Niger President Mahamadou Issoufou’s favored successor, Mohamed Bazoum, is the front-runner to win Sunday’s elections, after the main opposition challenger was barred from standing.

Issoufou, 68, is stepping down after serving two five-year terms. His departure paves the way for the first-ever peaceful transition of power between two elected leaders in the West African nation, which has had four coups since it won independence from France in 1960. More than 7.4 million people have registered to vote.

Bazoum, 60, who has the backing of the ruling Parti Nigerien pour la Democratie et le Socialisme Tarayya, served as Issoufou’s foreign and interior minister before quitting to focus on his campaign. He faces 29 other candidates, including ex-president Mahamane Ousmane and Ibrahim Yacouba, a former foreign minister.

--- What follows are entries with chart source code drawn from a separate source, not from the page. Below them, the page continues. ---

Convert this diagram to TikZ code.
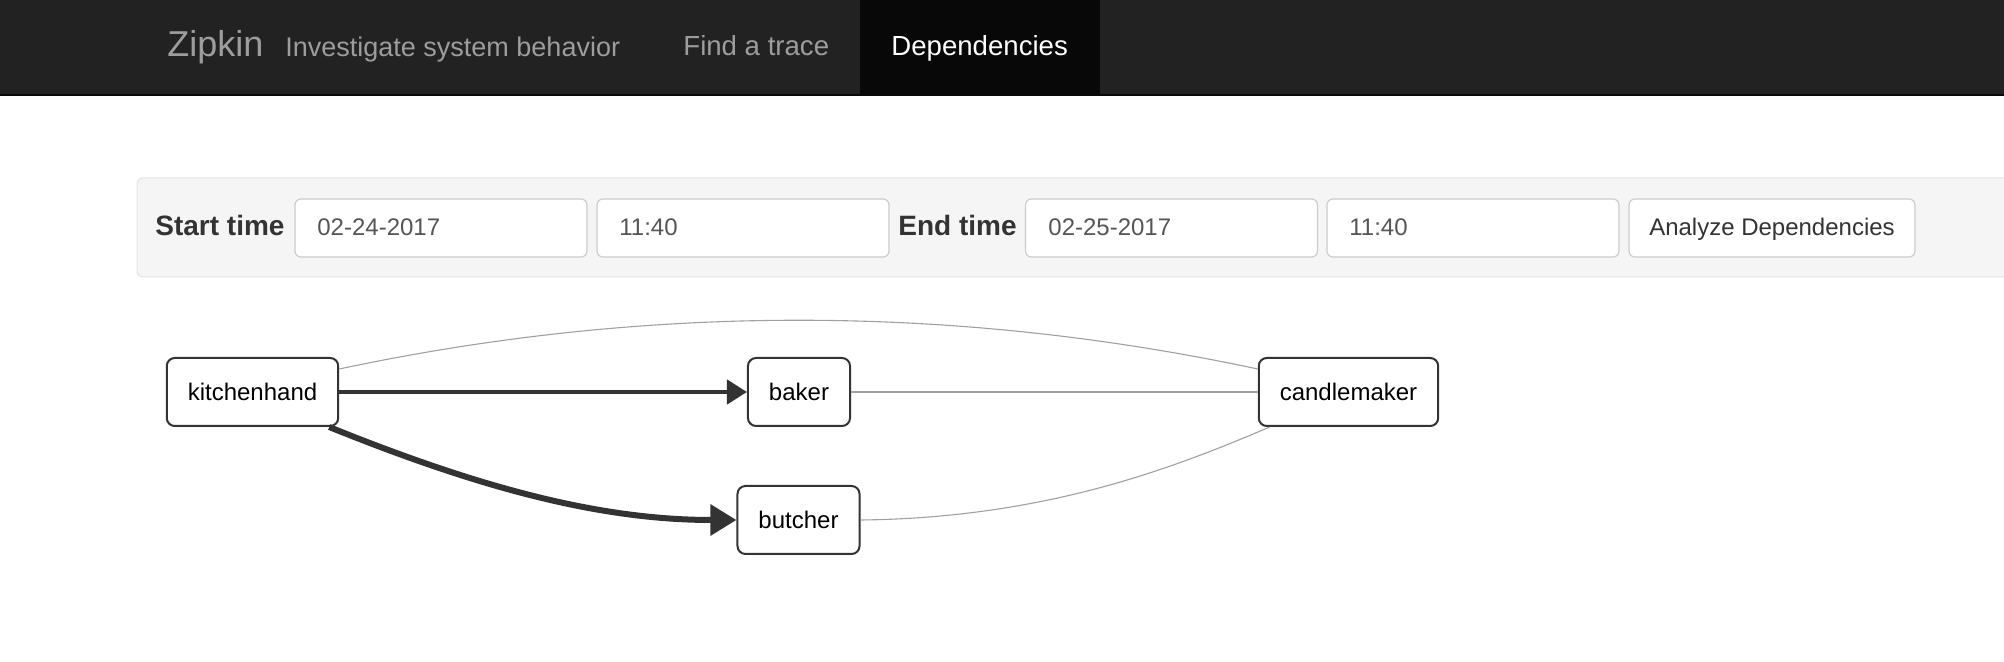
\documentclass[tikz,border=0pt]{standalone}
\usepackage{fontspec}
\setmainfont{Liberation Sans}
\usepackage{xcolor}
\usetikzlibrary{arrows.meta}
\definecolor{navbg}{HTML}{222222}
\definecolor{navact}{HTML}{080808}
\definecolor{navtext}{HTML}{9D9D9D}
\definecolor{wellbg}{HTML}{F5F5F5}
\definecolor{welledge}{HTML}{E3E3E3}
\definecolor{fieldedge}{HTML}{CCCCCC}
\definecolor{fieldtext}{HTML}{555555}
\definecolor{labeltext}{HTML}{333333}
\definecolor{svcedge}{HTML}{333333}
\definecolor{thinlink}{HTML}{A0A0A0}

\begin{document}
\begin{tikzpicture}[x=0.5pt,y=-0.5pt,
	nav/.style={anchor=base west, inner sep=0pt, text=navtext, font=\fontsize{13.8}{16}\selectfont},
	formlabel/.style={anchor=base west, inner sep=0pt, text=labeltext, font=\bfseries\fontsize{14}{16}\selectfont},
	field/.style={draw=fieldedge, line width=0.6pt, rounded corners=3pt, fill=white, minimum width=146pt, minimum height=29pt, inner sep=0pt},
	fieldval/.style={anchor=base west, inner sep=0pt, text=fieldtext, font=\fontsize{12}{14}\selectfont},
	svc/.style={draw=svcedge, line width=1pt, rounded corners=4pt, fill=white, minimum height=34pt, inner xsep=10.5pt, font=\fontsize{12}{14}\selectfont},
	heavy/.style={draw=svcedge},
	light/.style={draw=thinlink, line width=0.55pt}]
	\useasboundingbox (0,0) rectangle (2004,662);
	
	\fill[navbg] (0,0) rectangle (2004,95);
	\fill[navact] (860,0) rectangle (1100,95);
	\draw[navact, line width=1pt] (0,95) -- (2004,95);
	\node[nav, font=\fontsize{18}{20}\selectfont] (brand) at (167,57) {Zipkin};
	\node[nav, font=\fontsize{13.5}{16}\selectfont] (tagline) at (285,57) {Investigate system behavior};
	\node[nav] (findtrace) at (683,56) {Find a trace};
	\node[nav, text=white] (deps) at (891,56) {Dependencies};
	
	\draw[welledge, fill=wellbg, line width=0.5pt, rounded corners=3pt] (137,178) rectangle (2030,277);
	\node[formlabel] (startlabel) at (155,236) {Start time};
	\node[field] (startdate) at (441,228) {};
	\node[field] (starttime) at (743,228) {};
	\node[formlabel] (endlabel) at (898,236) {End time};
	\node[field] (enddate) at (1171.5,228) {};
	\node[field] (endtime) at (1473,228) {};
	\node[field, minimum width=143pt] (analyze) at (1772,228) {};
	\node[fieldval] (startdateval) at (317,236) {02-24-2017};
	\node[fieldval] (starttimeval) at (619,236) {11:40};
	\node[fieldval] (enddateval) at (1048,236) {02-25-2017};
	\node[fieldval] (endtimeval) at (1349,236) {11:40};
	\node[fieldval, text=labeltext, anchor=base] (analyzeval) at (1772,236) {Analyze Dependencies};
	
	\node[svc] (kitchenhand) at (252.5,392) {kitchenhand};
	\node[svc] (baker) at (799,392) {baker};
	\node[svc] (butcher) at (798.5,520) {butcher};
	\node[svc] (candlemaker) at (1348.5,392) {candlemaker};
	
	\draw[light] ([yshift=11.5pt]kitchenhand.east) .. controls (645,304) and (953,304) .. ([yshift=11.5pt]candlemaker.west);
	\draw[light] (baker.east) -- (candlemaker.west);
	\draw[light] (butcher.east) .. controls (1050,518) and (1180,465) .. ([xshift=6pt]candlemaker.south west);
	\draw[heavy, line width=2.2pt, -{Triangle[length=10pt,width=12pt]}] (kitchenhand.east) -- (baker.west);
	\draw[heavy, line width=3pt, -{Triangle[length=13pt,width=15pt]}] ([xshift=-5pt]kitchenhand.south east) .. controls (480,488) and (600,520) .. (butcher.west);
\end{tikzpicture}
\end{document}
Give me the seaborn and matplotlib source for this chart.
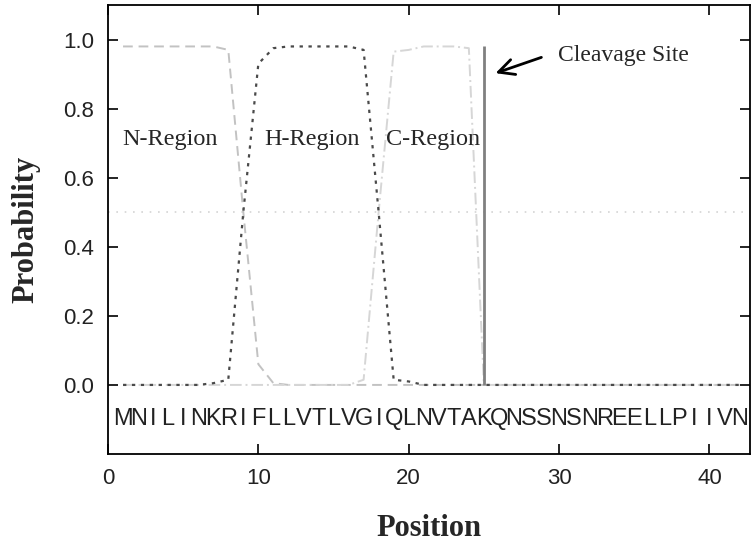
import matplotlib
matplotlib.use("Agg")
import matplotlib.pyplot as plt
import seaborn as sns
import pandas as pd

# residue sequence and per-position region probabilities
sequence = "MNILINKRIFLLVTLVGIQLNVTAKQNSSNSNREELLPIIVN"
positions = list(range(1, 43))

n_region = [0.98, 0.98, 0.98, 0.98, 0.98, 0.98, 0.98, 0.97, 0.50, 0.06,
            0.005, 0.0, 0.0, 0.0, 0.0, 0.0, 0.0, 0.0, 0.0, 0.0,
            0.0, 0.0, 0.0, 0.0, 0.0, 0.0, 0.0, 0.0, 0.0, 0.0,
            0.0, 0.0, 0.0, 0.0, 0.0, 0.0, 0.0, 0.0, 0.0, 0.0,
            0.0, 0.0]
h_region = [0.0, 0.0, 0.0, 0.0, 0.0, 0.0, 0.005, 0.015, 0.50, 0.93,
            0.975, 0.98, 0.98, 0.98, 0.98, 0.98, 0.97, 0.50, 0.015, 0.01,
            0.0, 0.0, 0.0, 0.0, 0.0, 0.0, 0.0, 0.0, 0.0, 0.0,
            0.0, 0.0, 0.0, 0.0, 0.0, 0.0, 0.0, 0.0, 0.0, 0.0,
            0.0, 0.0]
c_region = [0.0, 0.0, 0.0, 0.0, 0.0, 0.0, 0.0, 0.0, 0.0, 0.0,
            0.0, 0.0, 0.0, 0.0, 0.0, 0.0, 0.015, 0.50, 0.965, 0.97,
            0.98, 0.98, 0.98, 0.975, 0.0, 0.0, 0.0, 0.0, 0.0, 0.0,
            0.0, 0.0, 0.0, 0.0, 0.0, 0.0, 0.0, 0.0, 0.0, 0.0,
            0.0, 0.0]

cleavage_pos = 25
cleavage_prob = 0.98
region_labels = ["N-Region", "H-Region", "C-Region"]
region_label_x = [4.1, 13.55, 21.65]

x_ticks = [0, 10, 20, 30, 40]
y_ticks = [0.0, 0.2, 0.4, 0.6, 0.8, 1.0]

sns.set_style("ticks")
plt.rcParams["font.family"] = ["Liberation Sans", "DejaVu Sans"]
serif = ["Liberation Serif", "DejaVu Serif"]

fig = plt.figure(figsize=(7.56, 5.43), dpi=100)
fig.subplots_adjust(left=108/756, right=750/756, top=1-5/543, bottom=1-454/543)
ax = fig.add_subplot(111)

df = pd.DataFrame({"pos": positions, "N": n_region, "H": h_region, "C": c_region})

# threshold reference line
ax.axhline(0.5, color="#d4d4d4", lw=1.2, linestyle=(0, (1, 4)), zorder=1)

sns.lineplot(data=df, x="pos", y="N", ax=ax, color="#c2c2c2", lw=1.4,
             linestyle=(0, (5, 3)), zorder=2)
sns.lineplot(data=df, x="pos", y="C", ax=ax, color="#d6d6d6", lw=1.4,
             linestyle=(0, (6, 2, 1, 2)), zorder=2)
sns.lineplot(data=df, x="pos", y="H", ax=ax, color="#4a4a4a", lw=1.6,
             linestyle=(0, (1.5, 2.5)), zorder=3)

# cleavage site marker
ax.vlines(cleavage_pos, 0, cleavage_prob, color="#808080", lw=2, zorder=4)
ax.annotate("", xy=(25.6, 0.9), xytext=(29.0, 0.951),
            arrowprops=dict(arrowstyle="->", lw=2, color="black", mutation_scale=28))
ax.text(29.9, 0.955, "Cleavage Site", ha="left", va="center", fontsize=17,
        family=serif)

for lab, lx in zip(region_labels, region_label_x):
    ax.text(lx, 0.712, lab, ha="center", va="center", fontsize=17.5, family=serif)

for p, aa in zip(positions, sequence):
    ax.text(p, -0.1, aa, ha="center", va="center", fontsize=17,
            family=["Liberation Sans Narrow", "Liberation Sans"], color="#222222")

ax.set_xlim(0, 42.7)
ax.set_ylim(-0.2, 1.1)
ax.set_xticks(x_ticks)
ax.set_yticks(y_ticks)
ax.set_yticklabels([f"{v:.1f}" for v in y_ticks])
ax.tick_params(direction="in", top=True, right=True, length=7, width=1.2,
               labelsize=16, colors="black", labelcolor="#222222")
ax.tick_params(axis="y", pad=10)
ax.tick_params(axis="x", pad=10)
for s in ax.spines.values():
    s.set_linewidth(1.3)
    s.set_color("black")

ax.set_xlabel("Position", fontsize=22, fontweight="bold", family=serif, labelpad=18)
ax.set_ylabel("Probability", fontsize=22, fontweight="bold", family=serif, labelpad=16)

fig.savefig("out.png", dpi=100)
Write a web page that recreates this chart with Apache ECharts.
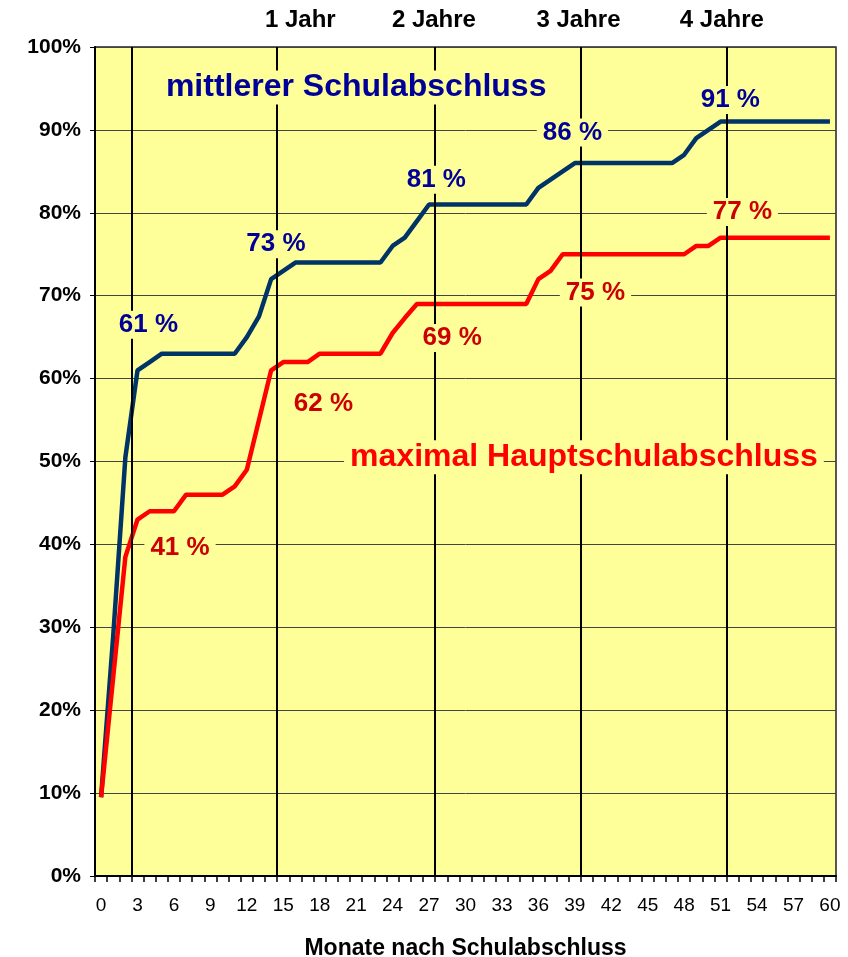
<!DOCTYPE html>
<html>
<head>
<meta charset="utf-8">
<script src="https://cdn.jsdelivr.net/npm/echarts@6/dist/echarts.min.js"></script>
<style>
  html, body { margin: 0; padding: 0; background: #fff; }
  #main { width: 848px; height: 957px; }
</style>
</head>
<body>
<div id="main"></div>
<script>
var months = ['0','1','2','3','4','5','6','7','8','9','10','11','12','13','14','15','16','17','18','19','20',
  '21','22','23','24','25','26','27','28','29','30','31','32','33','34','35','36','37','38','39','40',
  '41','42','43','44','45','46','47','48','49','50','51','52','53','54','55','56','57','58','59','60'];

var mittlerer = [9.5, 29, 50.5, 61, 62, 63, 63, 63, 63, 63, 63, 63, 65, 67.5, 72, 73, 74,
  74, 74, 74, 74, 74, 74, 74,
  76, 77, 79, 81,
  81, 81, 81, 81, 81, 81, 81, 81,
  83, 84, 85, 86,
  86, 86, 86, 86, 86, 86, 86, 86,
  87, 89, 90, 91,
  91, 91, 91, 91, 91, 91, 91, 91, 91];

var hauptschule = [9.5, 24, 38.5, 43, 44, 44, 44, 46, 46, 46, 46, 47, 49, 55, 61, 62, 62, 62, 63,
  63, 63, 63, 63, 63,
  65.5, 67.3, 69,
  69, 69, 69, 69, 69, 69, 69, 69, 69,
  72, 73, 75,
  75, 75, 75, 75, 75, 75, 75, 75, 75, 75,
  76, 76, 77,
  77, 77, 77, 77, 77, 77, 77, 77, 77];

// year marker lines (month position) and their top captions
var yearLines = [2.5, 14.5, 27.5, 39.5, 51.5];
var yearLabels = ['1 Jahr', '2 Jahre', '3 Jahre', '4 Jahre'];
var yearLabelMonths = [16.4, 27.4, 39.3, 51.1];

// value annotations [month, y, text]
var blueNotes = [[3.9, 66.5, '61 %'], [14.4, 76.2, '73 %'], [27.6, 84, '81 %'], [38.8, 89.7, '86 %'], [51.8, 93.6, '91 %']];
var redNotes = [[6.5, 39.6, '41 %'], [18.3, 56.9, '62 %'], [28.9, 64.9, '69 %'], [40.7, 70.4, '75 %'], [52.8, 80.1, '77 %']];
var seriesTitles = [
  [21.0, 95.1, 'mittlerer Schulabschluss', '#000099'],
  [39.75, 50.5, 'maximal Hauptschulabschluss', '#FF0000']
];

var font = 'Liberation Sans, Arial, sans-serif';

function notePoint(n, color, size) {
  return {
    coord: [n[0], n[1]],
    label: {
      show: true, formatter: n[2], color: color, fontSize: size, fontWeight: 'bold',
      fontFamily: font, backgroundColor: '#FFFF99', padding: [1, 6]
    }
  };
}

var notes = [];
blueNotes.forEach(function (n) { notes.push(notePoint(n, '#000099', 26)); });
redNotes.forEach(function (n) { notes.push(notePoint(n, '#CC0000', 26)); });
seriesTitles.forEach(function (n) { notes.push(notePoint(n, n[3], 32)); });

var myChart = echarts.init(document.getElementById('main'));
myChart.setOption({
  animation: false,
  grid: {
    left: 95, right: 12, top: 47, bottom: 81,
    outerBoundsMode: 'none',
    show: true, backgroundColor: '#FFFF99', borderColor: '#222', borderWidth: 1.5
  },
  xAxis: [
    {
      type: 'category',
      data: months,
      boundaryGap: true,
      name: 'Monate nach Schulabschluss',
      nameLocation: 'middle',
      nameGap: 61,
      nameTextStyle: { color: '#000', fontSize: 23, fontWeight: 'bold', fontFamily: font },
      axisLine: { lineStyle: { color: '#000', width: 2 } },
      axisTick: { show: true, interval: 0, length: 6, lineStyle: { color: '#000', width: 1.5 } },
      axisLabel: { interval: 2, color: '#000', fontSize: 19, fontFamily: font, margin: 20 },
      splitLine: { show: false }
    },
    { type: 'value', min: -0.5, max: 60.5, show: false }
  ],
  yAxis: {
    type: 'value',
    min: 0, max: 100, interval: 10,
    axisLine: { show: true, onZero: false, lineStyle: { color: '#000', width: 2 } },
    axisTick: { show: true, length: 5, lineStyle: { color: '#000' } },
    axisLabel: { formatter: '{value}%', color: '#000', fontSize: 21, fontWeight: 'bold', fontFamily: font, margin: 14 },
    splitLine: { lineStyle: { color: '#444', width: 1 } }
  },
  series: [
    {
      type: 'line', xAxisIndex: 1, data: [], z: 1, silent: true,
      markLine: {
        symbol: 'none', silent: true, animation: false,
        lineStyle: { color: '#000', width: 2, type: 'solid' },
        label: { show: false },
        data: yearLines.map(function (m) { return { xAxis: m }; })
      }
    },
    {
      name: 'mittlerer Schulabschluss', type: 'line', data: mittlerer, z: 3,
      showSymbol: false, lineStyle: { color: '#003366', width: 4.5 }, itemStyle: { color: '#003366' }
    },
    {
      name: 'maximal Hauptschulabschluss', type: 'line', data: hauptschule, z: 3,
      showSymbol: false, lineStyle: { color: '#FF0000', width: 4.5 }, itemStyle: { color: '#FF0000' }
    },
    {
      type: 'line', xAxisIndex: 1, data: [], z: 5, silent: true,
      markPoint: {
        symbol: 'rect', symbolSize: 1, silent: true, animation: false,
        itemStyle: { color: 'rgba(0,0,0,0)' },
        data: notes
      }
    }
  ]
});

// captions above the plot, placed through the month axis
myChart.setOption({
  graphic: yearLabels.map(function (t, i) {
    return {
      type: 'text',
      x: myChart.convertToPixel({ xAxisIndex: 1 }, yearLabelMonths[i]),
      y: 20,
      style: {
        text: t, fill: '#000', font: 'bold 24px ' + font,
        textAlign: 'center', textVerticalAlign: 'middle'
      }
    };
  })
});
</script>
</body>
</html>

The Constitutional Court deemed Hama Amadou, the main opposition leader, ineligible to run. While the court didn’t give a reason for it’s decision, it may be related to his 2017 conviction for being involved in a child trafficking ring — a crime for which he served a one-year-prison sentence.

Least-Developed Nation

The United Nations Development Program last year ranked Niger as the world’s least-developed nation. Advances have been made during Issoufou’s tenure, with World Bank data showing the proportion of the population living below the poverty line has fallen to just more than 40%, from 48% a decade ago.

Niger’s education and health-care budgets have come under pressure over recent years however, as the government redirected funds to counter attacks by Boko Haram and al-Qaeda-affiliated militants that killed scores of people.

The world’s fifth-largest producer of uranium, Niger has emerged as a linchpin in the fight against insurgents in West Africa’s Sahel region. The U.S. has a $110 million drone base in the northern city of Agadez and France has deployed troops as part of a counter-terrorism force.

If elected, Bazoum has pledged to increase access to secondary education for girls, a change he says will encourage them to have fewer children. Niger’s population growth rate of 3.8% is one of the world’s highest.